■ **WORK TO BE COMPLETED**:
Reproduce exactly only the lines from the line that holds "Emit a web page" to the line that holds "d3.scaleLinear().domain([0, 17]).range([plot.bottom, plot.top]);", inclusive, in the listing below, and please leave out every picture.

Code that draws figures

────

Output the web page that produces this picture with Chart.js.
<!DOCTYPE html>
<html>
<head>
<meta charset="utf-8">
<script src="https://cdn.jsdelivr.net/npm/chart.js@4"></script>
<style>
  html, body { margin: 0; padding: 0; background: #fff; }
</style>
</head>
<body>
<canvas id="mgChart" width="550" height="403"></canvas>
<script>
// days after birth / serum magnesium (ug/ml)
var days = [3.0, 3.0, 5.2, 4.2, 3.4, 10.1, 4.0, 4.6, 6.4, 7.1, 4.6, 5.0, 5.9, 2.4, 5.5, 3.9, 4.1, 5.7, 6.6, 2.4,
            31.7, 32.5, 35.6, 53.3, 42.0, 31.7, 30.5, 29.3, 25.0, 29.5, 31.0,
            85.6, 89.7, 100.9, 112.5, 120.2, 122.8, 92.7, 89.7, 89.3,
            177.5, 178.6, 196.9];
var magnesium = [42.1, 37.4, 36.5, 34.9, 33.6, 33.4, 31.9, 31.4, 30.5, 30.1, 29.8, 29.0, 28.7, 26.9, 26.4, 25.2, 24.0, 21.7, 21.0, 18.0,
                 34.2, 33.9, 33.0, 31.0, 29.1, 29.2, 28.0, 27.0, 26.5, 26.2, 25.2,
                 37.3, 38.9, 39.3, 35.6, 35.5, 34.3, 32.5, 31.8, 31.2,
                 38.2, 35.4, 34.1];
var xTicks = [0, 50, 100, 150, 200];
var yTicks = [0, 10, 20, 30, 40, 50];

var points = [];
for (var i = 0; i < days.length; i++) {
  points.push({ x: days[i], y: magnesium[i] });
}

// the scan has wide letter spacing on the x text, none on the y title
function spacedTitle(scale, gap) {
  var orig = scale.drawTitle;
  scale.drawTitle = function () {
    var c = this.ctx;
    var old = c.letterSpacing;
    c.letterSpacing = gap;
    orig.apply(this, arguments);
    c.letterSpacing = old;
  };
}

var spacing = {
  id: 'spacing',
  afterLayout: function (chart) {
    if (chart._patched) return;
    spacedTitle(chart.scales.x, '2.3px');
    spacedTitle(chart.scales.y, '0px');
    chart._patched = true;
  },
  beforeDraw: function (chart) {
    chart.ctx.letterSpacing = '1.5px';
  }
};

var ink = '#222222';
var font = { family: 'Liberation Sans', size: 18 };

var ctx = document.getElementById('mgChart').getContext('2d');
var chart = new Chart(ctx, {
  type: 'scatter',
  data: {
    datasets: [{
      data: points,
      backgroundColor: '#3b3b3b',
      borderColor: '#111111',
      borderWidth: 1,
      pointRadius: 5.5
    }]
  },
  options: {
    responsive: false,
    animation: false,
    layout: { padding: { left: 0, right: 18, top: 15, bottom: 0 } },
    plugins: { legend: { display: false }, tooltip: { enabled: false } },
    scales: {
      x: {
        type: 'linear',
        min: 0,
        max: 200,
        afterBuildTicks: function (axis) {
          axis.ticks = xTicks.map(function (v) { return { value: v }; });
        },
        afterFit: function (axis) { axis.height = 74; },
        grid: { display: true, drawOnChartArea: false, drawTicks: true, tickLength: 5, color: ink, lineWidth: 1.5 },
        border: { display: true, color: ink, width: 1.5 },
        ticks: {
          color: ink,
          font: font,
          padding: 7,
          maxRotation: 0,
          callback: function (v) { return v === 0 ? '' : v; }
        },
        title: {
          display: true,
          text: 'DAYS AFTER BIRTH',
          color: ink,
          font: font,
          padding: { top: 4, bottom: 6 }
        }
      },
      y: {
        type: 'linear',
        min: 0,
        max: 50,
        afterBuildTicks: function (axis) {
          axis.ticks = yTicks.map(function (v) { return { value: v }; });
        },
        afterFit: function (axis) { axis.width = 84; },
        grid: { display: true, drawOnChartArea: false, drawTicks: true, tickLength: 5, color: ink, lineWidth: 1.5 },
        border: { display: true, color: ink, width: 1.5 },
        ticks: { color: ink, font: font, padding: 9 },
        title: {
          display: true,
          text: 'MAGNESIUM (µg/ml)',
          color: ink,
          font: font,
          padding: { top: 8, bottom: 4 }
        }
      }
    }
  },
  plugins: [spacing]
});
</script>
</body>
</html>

────

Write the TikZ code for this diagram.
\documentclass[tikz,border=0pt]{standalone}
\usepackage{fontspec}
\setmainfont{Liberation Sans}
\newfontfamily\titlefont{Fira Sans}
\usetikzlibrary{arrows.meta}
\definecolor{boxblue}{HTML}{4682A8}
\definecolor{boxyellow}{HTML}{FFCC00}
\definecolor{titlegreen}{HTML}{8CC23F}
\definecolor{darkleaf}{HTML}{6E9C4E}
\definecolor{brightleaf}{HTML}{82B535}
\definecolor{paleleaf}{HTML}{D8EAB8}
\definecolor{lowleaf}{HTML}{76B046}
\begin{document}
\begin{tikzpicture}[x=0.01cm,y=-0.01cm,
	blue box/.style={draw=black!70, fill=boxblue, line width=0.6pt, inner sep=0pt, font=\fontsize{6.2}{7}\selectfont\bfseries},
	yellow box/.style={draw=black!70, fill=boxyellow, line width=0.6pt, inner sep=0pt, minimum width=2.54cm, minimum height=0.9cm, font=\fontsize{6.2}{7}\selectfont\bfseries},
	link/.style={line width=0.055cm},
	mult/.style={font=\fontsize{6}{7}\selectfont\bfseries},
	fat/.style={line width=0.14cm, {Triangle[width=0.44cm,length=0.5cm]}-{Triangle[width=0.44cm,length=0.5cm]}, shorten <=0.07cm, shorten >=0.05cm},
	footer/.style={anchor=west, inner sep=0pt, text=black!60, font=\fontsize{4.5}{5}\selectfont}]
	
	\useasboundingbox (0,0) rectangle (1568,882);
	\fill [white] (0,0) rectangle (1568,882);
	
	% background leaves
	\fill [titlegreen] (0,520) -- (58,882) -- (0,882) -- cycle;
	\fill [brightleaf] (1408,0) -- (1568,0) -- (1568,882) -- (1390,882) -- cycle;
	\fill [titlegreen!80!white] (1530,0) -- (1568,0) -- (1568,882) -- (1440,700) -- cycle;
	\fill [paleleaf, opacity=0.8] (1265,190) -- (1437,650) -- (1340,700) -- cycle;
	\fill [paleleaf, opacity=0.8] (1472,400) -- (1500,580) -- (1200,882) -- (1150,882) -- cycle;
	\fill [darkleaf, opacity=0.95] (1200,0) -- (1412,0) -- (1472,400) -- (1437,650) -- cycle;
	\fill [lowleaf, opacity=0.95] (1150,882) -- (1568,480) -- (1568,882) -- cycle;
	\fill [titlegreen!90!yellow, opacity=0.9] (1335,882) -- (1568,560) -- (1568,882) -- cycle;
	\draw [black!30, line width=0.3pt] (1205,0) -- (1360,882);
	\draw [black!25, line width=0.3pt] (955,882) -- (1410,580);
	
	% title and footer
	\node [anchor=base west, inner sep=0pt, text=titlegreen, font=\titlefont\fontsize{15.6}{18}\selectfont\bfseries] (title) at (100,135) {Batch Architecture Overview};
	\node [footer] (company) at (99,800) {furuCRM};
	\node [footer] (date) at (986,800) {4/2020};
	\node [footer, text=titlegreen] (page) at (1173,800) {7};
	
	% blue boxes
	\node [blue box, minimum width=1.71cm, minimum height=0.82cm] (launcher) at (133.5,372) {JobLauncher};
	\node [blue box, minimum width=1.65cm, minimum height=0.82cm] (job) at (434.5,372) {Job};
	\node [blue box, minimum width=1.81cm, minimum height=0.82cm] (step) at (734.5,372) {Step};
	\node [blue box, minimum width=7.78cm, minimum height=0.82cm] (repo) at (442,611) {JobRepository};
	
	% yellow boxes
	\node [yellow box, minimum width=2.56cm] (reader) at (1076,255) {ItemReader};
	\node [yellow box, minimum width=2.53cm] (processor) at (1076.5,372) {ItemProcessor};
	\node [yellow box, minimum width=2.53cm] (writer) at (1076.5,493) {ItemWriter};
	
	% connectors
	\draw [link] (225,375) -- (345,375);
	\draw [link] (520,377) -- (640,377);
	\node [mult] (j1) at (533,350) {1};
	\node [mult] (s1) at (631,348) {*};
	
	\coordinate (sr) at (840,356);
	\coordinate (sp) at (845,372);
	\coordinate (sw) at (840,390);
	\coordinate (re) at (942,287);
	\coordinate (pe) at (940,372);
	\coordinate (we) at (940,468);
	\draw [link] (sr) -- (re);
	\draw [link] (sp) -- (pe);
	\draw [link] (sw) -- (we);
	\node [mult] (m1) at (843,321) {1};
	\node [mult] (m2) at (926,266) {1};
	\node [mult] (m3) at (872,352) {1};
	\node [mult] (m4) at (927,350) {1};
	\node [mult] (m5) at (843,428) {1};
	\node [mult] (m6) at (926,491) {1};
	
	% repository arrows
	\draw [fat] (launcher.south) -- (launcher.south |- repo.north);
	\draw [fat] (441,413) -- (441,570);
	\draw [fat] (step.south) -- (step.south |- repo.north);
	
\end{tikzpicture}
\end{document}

────

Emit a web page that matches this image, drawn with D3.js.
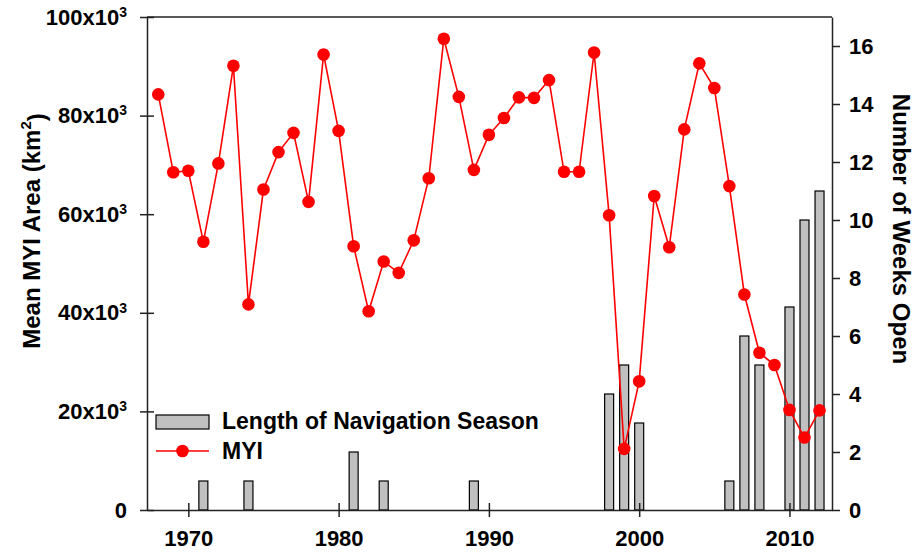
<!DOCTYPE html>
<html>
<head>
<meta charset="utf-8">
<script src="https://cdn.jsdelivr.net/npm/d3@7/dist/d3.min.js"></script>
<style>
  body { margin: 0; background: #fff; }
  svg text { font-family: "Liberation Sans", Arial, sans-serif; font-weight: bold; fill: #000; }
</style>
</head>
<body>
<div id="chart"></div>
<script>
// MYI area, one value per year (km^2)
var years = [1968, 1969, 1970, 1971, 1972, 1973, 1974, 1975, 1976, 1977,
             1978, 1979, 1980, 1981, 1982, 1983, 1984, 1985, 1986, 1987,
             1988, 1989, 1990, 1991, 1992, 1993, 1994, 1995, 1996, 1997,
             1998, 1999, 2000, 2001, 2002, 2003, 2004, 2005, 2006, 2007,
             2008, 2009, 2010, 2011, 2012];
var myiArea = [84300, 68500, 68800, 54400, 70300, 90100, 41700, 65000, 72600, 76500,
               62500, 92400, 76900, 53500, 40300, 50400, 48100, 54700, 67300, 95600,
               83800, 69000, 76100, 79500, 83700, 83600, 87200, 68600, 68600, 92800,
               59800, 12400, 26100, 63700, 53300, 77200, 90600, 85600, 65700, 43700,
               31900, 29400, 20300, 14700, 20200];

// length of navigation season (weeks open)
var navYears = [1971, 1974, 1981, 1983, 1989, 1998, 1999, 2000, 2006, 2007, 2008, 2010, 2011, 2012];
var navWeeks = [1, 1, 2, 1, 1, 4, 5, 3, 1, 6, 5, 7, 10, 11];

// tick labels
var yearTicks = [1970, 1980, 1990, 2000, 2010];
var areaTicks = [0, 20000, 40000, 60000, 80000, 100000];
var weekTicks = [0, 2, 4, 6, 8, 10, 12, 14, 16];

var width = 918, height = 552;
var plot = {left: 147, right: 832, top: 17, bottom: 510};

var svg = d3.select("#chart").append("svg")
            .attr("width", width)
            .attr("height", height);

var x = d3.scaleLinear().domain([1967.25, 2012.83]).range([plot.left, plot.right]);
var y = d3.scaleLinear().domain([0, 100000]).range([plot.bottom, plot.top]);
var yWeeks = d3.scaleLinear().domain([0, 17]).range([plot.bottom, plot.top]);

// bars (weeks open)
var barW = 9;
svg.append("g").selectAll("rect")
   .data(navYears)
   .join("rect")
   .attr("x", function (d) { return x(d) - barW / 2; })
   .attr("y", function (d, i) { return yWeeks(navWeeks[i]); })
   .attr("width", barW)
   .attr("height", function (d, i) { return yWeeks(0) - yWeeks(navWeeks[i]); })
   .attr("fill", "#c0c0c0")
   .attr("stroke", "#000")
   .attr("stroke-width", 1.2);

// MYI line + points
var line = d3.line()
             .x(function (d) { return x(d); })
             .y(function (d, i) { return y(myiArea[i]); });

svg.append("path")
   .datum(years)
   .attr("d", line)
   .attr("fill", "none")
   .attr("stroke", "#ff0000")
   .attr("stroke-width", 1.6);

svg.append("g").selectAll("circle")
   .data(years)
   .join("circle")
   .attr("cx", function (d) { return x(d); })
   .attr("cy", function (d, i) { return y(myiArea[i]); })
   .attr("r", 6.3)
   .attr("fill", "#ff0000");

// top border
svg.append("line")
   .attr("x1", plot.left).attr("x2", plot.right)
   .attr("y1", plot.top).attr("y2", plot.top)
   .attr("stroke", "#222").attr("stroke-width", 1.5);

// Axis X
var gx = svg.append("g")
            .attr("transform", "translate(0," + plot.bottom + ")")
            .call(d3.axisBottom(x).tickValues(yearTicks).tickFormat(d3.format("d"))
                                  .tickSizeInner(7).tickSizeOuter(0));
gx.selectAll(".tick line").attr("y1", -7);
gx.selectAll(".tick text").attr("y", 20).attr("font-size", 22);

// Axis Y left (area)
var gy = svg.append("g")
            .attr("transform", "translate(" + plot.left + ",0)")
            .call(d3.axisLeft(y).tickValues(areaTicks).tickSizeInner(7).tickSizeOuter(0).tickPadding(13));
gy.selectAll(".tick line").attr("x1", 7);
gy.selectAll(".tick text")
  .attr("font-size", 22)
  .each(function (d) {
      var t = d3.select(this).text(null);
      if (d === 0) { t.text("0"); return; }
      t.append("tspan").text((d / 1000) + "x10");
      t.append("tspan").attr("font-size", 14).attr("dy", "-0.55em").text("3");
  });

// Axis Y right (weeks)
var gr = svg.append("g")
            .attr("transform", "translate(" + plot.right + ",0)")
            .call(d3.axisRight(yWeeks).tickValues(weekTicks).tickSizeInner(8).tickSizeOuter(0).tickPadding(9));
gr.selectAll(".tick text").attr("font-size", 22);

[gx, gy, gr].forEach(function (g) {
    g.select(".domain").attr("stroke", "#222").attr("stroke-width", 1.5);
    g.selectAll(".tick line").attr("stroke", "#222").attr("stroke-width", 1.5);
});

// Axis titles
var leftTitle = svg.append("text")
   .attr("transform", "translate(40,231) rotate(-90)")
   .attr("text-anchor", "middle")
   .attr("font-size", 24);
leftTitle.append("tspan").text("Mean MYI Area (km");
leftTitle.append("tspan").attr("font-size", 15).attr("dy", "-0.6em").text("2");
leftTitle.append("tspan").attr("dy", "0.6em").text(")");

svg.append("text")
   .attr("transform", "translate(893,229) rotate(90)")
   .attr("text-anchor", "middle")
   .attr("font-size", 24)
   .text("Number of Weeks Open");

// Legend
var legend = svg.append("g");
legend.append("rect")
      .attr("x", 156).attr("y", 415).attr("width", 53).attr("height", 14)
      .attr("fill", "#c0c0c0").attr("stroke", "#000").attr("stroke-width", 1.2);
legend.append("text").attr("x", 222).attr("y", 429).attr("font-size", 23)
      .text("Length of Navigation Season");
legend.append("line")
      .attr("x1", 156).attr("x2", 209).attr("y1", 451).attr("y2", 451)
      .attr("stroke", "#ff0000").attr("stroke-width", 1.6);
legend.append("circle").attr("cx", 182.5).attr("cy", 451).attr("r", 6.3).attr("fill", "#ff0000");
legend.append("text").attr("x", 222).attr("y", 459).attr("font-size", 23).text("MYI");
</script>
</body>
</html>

────

■ **EXERCISE RESPONSE**:
Emit a web page that matches this image, drawn with D3.js.
<!DOCTYPE html>
<html>
<head>
<meta charset="utf-8">
<script src="https://cdn.jsdelivr.net/npm/d3@7/dist/d3.min.js"></script>
<style>
  body { margin: 0; background: #fff; }
  svg text { font-family: "Liberation Sans", Arial, sans-serif; font-weight: bold; fill: #000; }
</style>
</head>
<body>
<div id="chart"></div>
<script>
// MYI area, one value per year (km^2)
var years = [1968, 1969, 1970, 1971, 1972, 1973, 1974, 1975, 1976, 1977,
             1978, 1979, 1980, 1981, 1982, 1983, 1984, 1985, 1986, 1987,
             1988, 1989, 1990, 1991, 1992, 1993, 1994, 1995, 1996, 1997,
             1998, 1999, 2000, 2001, 2002, 2003, 2004, 2005, 2006, 2007,
             2008, 2009, 2010, 2011, 2012];
var myiArea = [84300, 68500, 68800, 54400, 70300, 90100, 41700, 65000, 72600, 76500,
               62500, 92400, 76900, 53500, 40300, 50400, 48100, 54700, 67300, 95600,
               83800, 69000, 76100, 79500, 83700, 83600, 87200, 68600, 68600, 92800,
               59800, 12400, 26100, 63700, 53300, 77200, 90600, 85600, 65700, 43700,
               31900, 29400, 20300, 14700, 20200];

// length of navigation season (weeks open)
var navYears = [1971, 1974, 1981, 1983, 1989, 1998, 1999, 2000, 2006, 2007, 2008, 2010, 2011, 2012];
var navWeeks = [1, 1, 2, 1, 1, 4, 5, 3, 1, 6, 5, 7, 10, 11];

// tick labels
var yearTicks = [1970, 1980, 1990, 2000, 2010];
var areaTicks = [0, 20000, 40000, 60000, 80000, 100000];
var weekTicks = [0, 2, 4, 6, 8, 10, 12, 14, 16];

var width = 918, height = 552;
var plot = {left: 147, right: 832, top: 17, bottom: 510};

var svg = d3.select("#chart").append("svg")
            .attr("width", width)
            .attr("height", height);

var x = d3.scaleLinear().domain([1967.25, 2012.83]).range([plot.left, plot.right]);
var y = d3.scaleLinear().domain([0, 100000]).range([plot.bottom, plot.top]);
var yWeeks = d3.scaleLinear().domain([0, 17]).range([plot.bottom, plot.top]);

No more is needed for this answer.